The golden egg, for many in emerging markets, is of course in agriculture. Mondato has previously covered the challenges of digital agricultural insurance markets. While uptake remains a sticking point from an inclusion perspective, the march of technological progress in space continues to seek killer value propositions on the ground, as improved resolution capabilities and analysis can now pair climatic trends with ever-finer readings, recommendations and products for plots large and small.

In the US, these techniques have gone head to head with USDA forecasts, with significant financial implications for those with commodity positions. Similar satellite-based investment-grade products can leaven ‘thin-file’ business decisions, from predicting economic activity based on warehouse activity visible from space to evaluating a businesses’ regular customer base for creditworthiness - with mobility and behavior change insights on mobile money usage only beginning to emerge.


Low Opex = Higher Impact

The impact of satellite industry innovations in cost and accessibility, paired with advances in machine learning and big data integration, indeed holds enormous potential to inform decisions previously made in data deserts, and we are only on the cusp of seeing how DFC actors will be served. It is perhaps important to note that for all the shiny new things in space, a lot of the value for the sector has been made possible by what amounts to a sort of ‘data charity’ in which legacy datasets are increasingly made public.

After all, so much of the opportunity created by EO+ML has hinged on the successive release of proprietary content generated at fantastic up-front capital expenditures as open-data. Mobile operators should take note - where infrastructure is already paid for, the practice of releasing anonymized call data for public research and analysis could prove the accelerant for bringing the full benefits of space-tech innovations to the DFC ecosystem - and unlocking significant value where it’s needed most.
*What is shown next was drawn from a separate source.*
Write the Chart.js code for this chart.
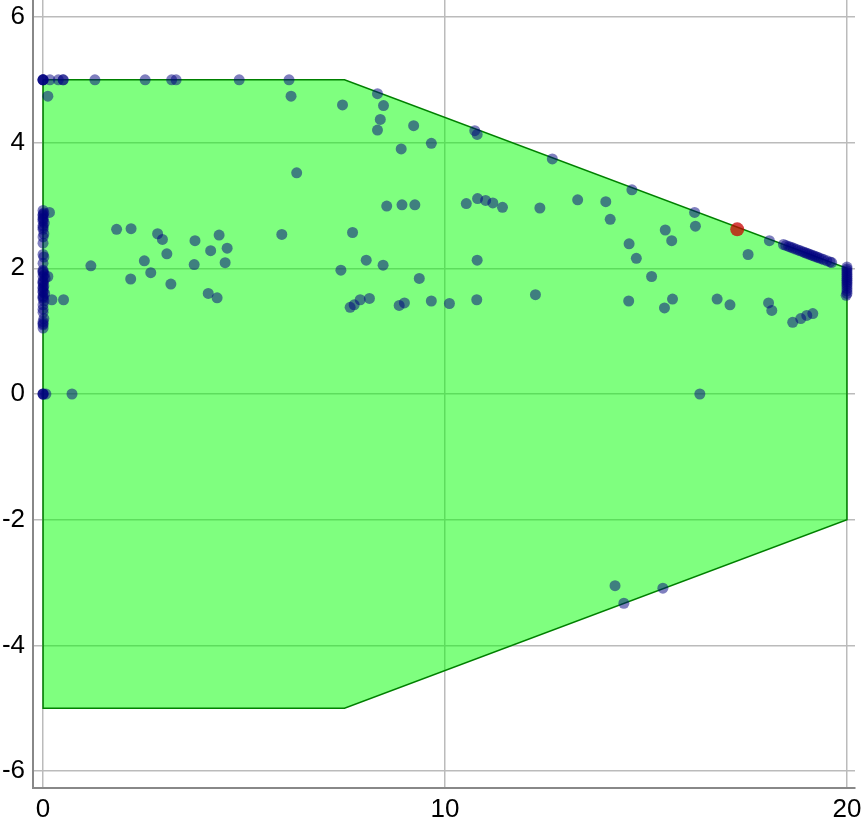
<!DOCTYPE html>
<html>
<head>
<meta charset="utf-8">
<script src="https://cdn.jsdelivr.net/npm/chart.js@4/dist/chart.umd.min.js"></script>
<style>
  html, body { margin: 0; padding: 0; background: #fff; }
  #wrap { width: 865px; height: 823px; }
</style>
</head>
<body>
<div id="wrap"><canvas id="c" width="865" height="823"></canvas></div>
<script>
// Feasible region polygon vertices (closed)
const polyX = [0, 7.5, 20, 20, 7.5, 0, 0];
const polyY = [5, 5, 2, -2, -5, -5, 5];

// Highlighted (red) point
const redX = [17.27];
const redY = [2.62];

// Sample points (blue)
const blueX = [
  0, 0, 0, 0, 0.17, 0.38, 0.5, 0.5, 1.29, 2.54, 3.2, 3.31, 4.88, 6.12,
  0.12, 6.17, 6.31, 0.16, 1.83, 2.19, 2.85, 2.97, 3.78, 4.38, 4.58, 4.17, 5.94, 3.08,
  2.52, 1.19, 3.76, 4.53, 2.68, 2.18, 3.18, 4.11, 4.33, 0.22, 0.51,
  8.32, 7.45, 8.47, 8.39, 8.32, 9.22, 9.66, 8.91, 10.74, 10.80, 12.67,
  8.55, 8.93, 9.25, 10.53, 10.81, 11.01, 11.19, 11.43, 12.36, 7.70,
  8.04, 8.46, 7.41, 10.80, 9.36, 8.12, 7.89, 7.74, 7.64, 8.99, 8.86, 9.66, 10.11, 10.79, 12.25,
  14.65, 13.30, 14.00, 14.11, 16.21, 16.23, 15.48, 15.64, 14.58, 14.76, 15.14, 17.54, 18.07,
  14.57, 15.66, 15.46, 16.77, 17.09, 18.05, 18.13, 18.65, 18.85, 19.00, 19.15, 16.34,
  14.23, 14.45, 15.42,
  0, 0, 0, 0.07, 0.72,
  18.42, 18.48, 18.55, 18.60, 18.66, 18.72, 18.78, 18.84, 18.90, 18.95, 19.00,
  19.05, 19.10, 19.15, 19.20, 19.25, 19.30, 19.36, 19.42, 19.50, 19.58, 19.62,
  20, 20, 20, 20, 20, 20, 20, 20, 20, 20, 20, 20, 20, 20, 19.98,
  0, 0.02, 0, 0, 0.03, 0, 0, 0.02, 0, 0, 0, 0.02, 0, 0, 0, 0.03, 0, 0.05, 0,
  0, 0.02, 0, 0, 0.04, 0, 0, 0.02, 0, 0, 0, 0.02, 0, 0, 0, 0.12,
  0, 0, 0, 0, 0, 0, 0, 0, 0, 0
];
const blueY = [
  5, 5, 5, 5, 5, 5, 5, 5, 5, 5, 5, 5, 5, 5,
  4.74, 4.74, 3.52, 2.89, 2.62, 2.63, 2.55, 2.46, 2.44, 2.53, 2.32, 2.28, 2.54, 2.23,
  2.12, 2.04, 2.06, 2.09, 1.93, 1.83, 1.75, 1.60, 1.53, 1.50, 1.50,
  4.78, 4.60, 4.59, 4.37, 4.20, 4.27, 3.99, 3.90, 4.19, 4.13, 3.74,
  2.99, 3.01, 3.01, 3.03, 3.11, 3.08, 3.04, 2.97, 2.96, 2.57,
  2.13, 2.05, 1.97, 2.13, 1.84, 1.52, 1.50, 1.42, 1.38, 1.45, 1.41, 1.48, 1.44, 1.50, 1.58,
  3.25, 3.09, 3.06, 2.78, 2.89, 2.67, 2.61, 2.44, 2.39, 2.16, 1.87, 2.22, 2.44,
  1.48, 1.51, 1.37, 1.51, 1.42, 1.45, 1.33, 1.14, 1.20, 1.25, 1.28, 0,
  -3.05, -3.33, -3.09,
  0, 0, 0, 0, 0,
  2.379, 2.365, 2.348, 2.336, 2.322, 2.307, 2.293, 2.278, 2.264, 2.252, 2.24,
  2.228, 2.216, 2.204, 2.192, 2.18, 2.168, 2.154, 2.139, 2.12, 2.101, 2.091,
  2.02, 1.99, 1.96, 1.93, 1.90, 1.87, 1.84, 1.81, 1.78, 1.75, 1.72, 1.68, 1.64, 1.60, 1.57,
  2.92, 2.88, 2.84, 2.78, 2.72, 2.68, 2.62, 2.55, 2.50, 2.40, 2.22, 2.18, 2.08, 1.97, 1.93, 1.90, 1.87, 1.84, 1.80,
  1.76, 1.72, 1.68, 1.64, 1.60, 1.56, 1.52, 1.48, 1.42, 1.35, 1.30, 1.20, 1.15, 1.10, 1.05, 1.87,
  2.86, 2.80, 2.75, 2.65, 1.95, 1.78, 1.70, 1.62, 1.54, 1.12
];

const xTicks = [0, 10, 20];
const yTicks = [-6, -4, -2, 0, 2, 4, 6];

const zip = (xs, ys) => xs.map((x, i) => ({ x: x, y: ys[i] }));

const tickFont = { family: "'Liberation Sans', Arial, Helvetica, sans-serif", size: 26 };

new Chart(document.getElementById('c'), {
  type: 'scatter',
  data: {
    datasets: [
      {
        label: 'best',
        data: zip(redX, redY),
        backgroundColor: 'rgba(200,0,0,0.75)',
        borderWidth: 0,
        pointRadius: 7,
        hoverRadius: 0,
        order: 0
      },
      {
        label: 'samples',
        data: zip(blueX, blueY),
        backgroundColor: 'rgba(0,0,128,0.5)',
        borderWidth: 0,
        pointRadius: 5.5,
        hoverRadius: 0,
        order: 1
      },
      {
        label: 'region',
        data: zip(polyX, polyY),
        showLine: true,
        fill: 'shape',
        backgroundColor: 'rgba(0,255,0,0.5)',
        borderColor: '#008000',
        borderWidth: 1.5,
        pointRadius: 0,
        hoverRadius: 0,
        tension: 0,
        order: 2
      }
    ]
  },
  options: {
    responsive: false,
    animation: false,
    devicePixelRatio: 1,
    events: [],
    layout: { autoPadding: false, padding: { left: 0, right: 10, top: 0, bottom: 0 } },
    plugins: { legend: { display: false }, tooltip: { enabled: false } },
    scales: {
      x: {
        type: 'linear',
        min: -0.25,
        max: 20.2,
        afterBuildTicks: (s) => { s.ticks = xTicks.map(v => ({ value: v })); },
        afterFit: (s) => { s.height = 35; s.paddingLeft = 0; s.paddingRight = 0; },
        grid: { color: '#bbbbbb', lineWidth: 1.5, drawTicks: false },
        border: { color: '#888888', width: 2 },
        ticks: { color: '#000', font: tickFont, padding: 6, maxRotation: 0 }
      },
      y: {
        type: 'linear',
        min: -6.27,
        max: 6.27,
        afterBuildTicks: (s) => { s.ticks = yTicks.map(v => ({ value: v })); },
        afterFit: (s) => { s.width = 33; s.paddingTop = 0; s.paddingBottom = 0; },
        grid: { color: '#bbbbbb', lineWidth: 1.5, drawTicks: false },
        border: { color: '#888888', width: 2 },
        ticks: { color: '#000', font: tickFont, padding: 8 }
      }
    }
  }
});
</script>
</body>
</html>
As a general rule of thumb, however, we should not necessarily become accustomed to massive disruption in satellites and space-tech. Rocket launches are not app launches; hardware is harder. And yet, analysts observing latency and cost improvements from low orbit satellites are even beginning to bet that innovation from above will deliver on the holy grail in digital access: universal broadband internet access. The industry itself seems to recognize that their future revenues are online as well, commanding the lion’s share of the estimated revenue in just two decades’ time:

CNBC 2017, Morgan Stanley Predicts Space Will Triple in Size

Can humanity’s insatiable demand for connectedness - and, if current trends hold, mobile-first video in particular - put enough satellites in space to warrant this kind of wide-spread infrastructural shift? Only time will tell. In the meantime, complementary pieces of the internet of everything puzzle are coming into picture, with machine learning progressing towards generalized AI and the drone economy buzzing on. Even balloons are floating back into the fray, with X’s Loon Project (Google) recently announcing its first non-emergency project, targeting a step-change in connectivity access in Kenya. Jules Verne’s Frenchman would certainly be proud.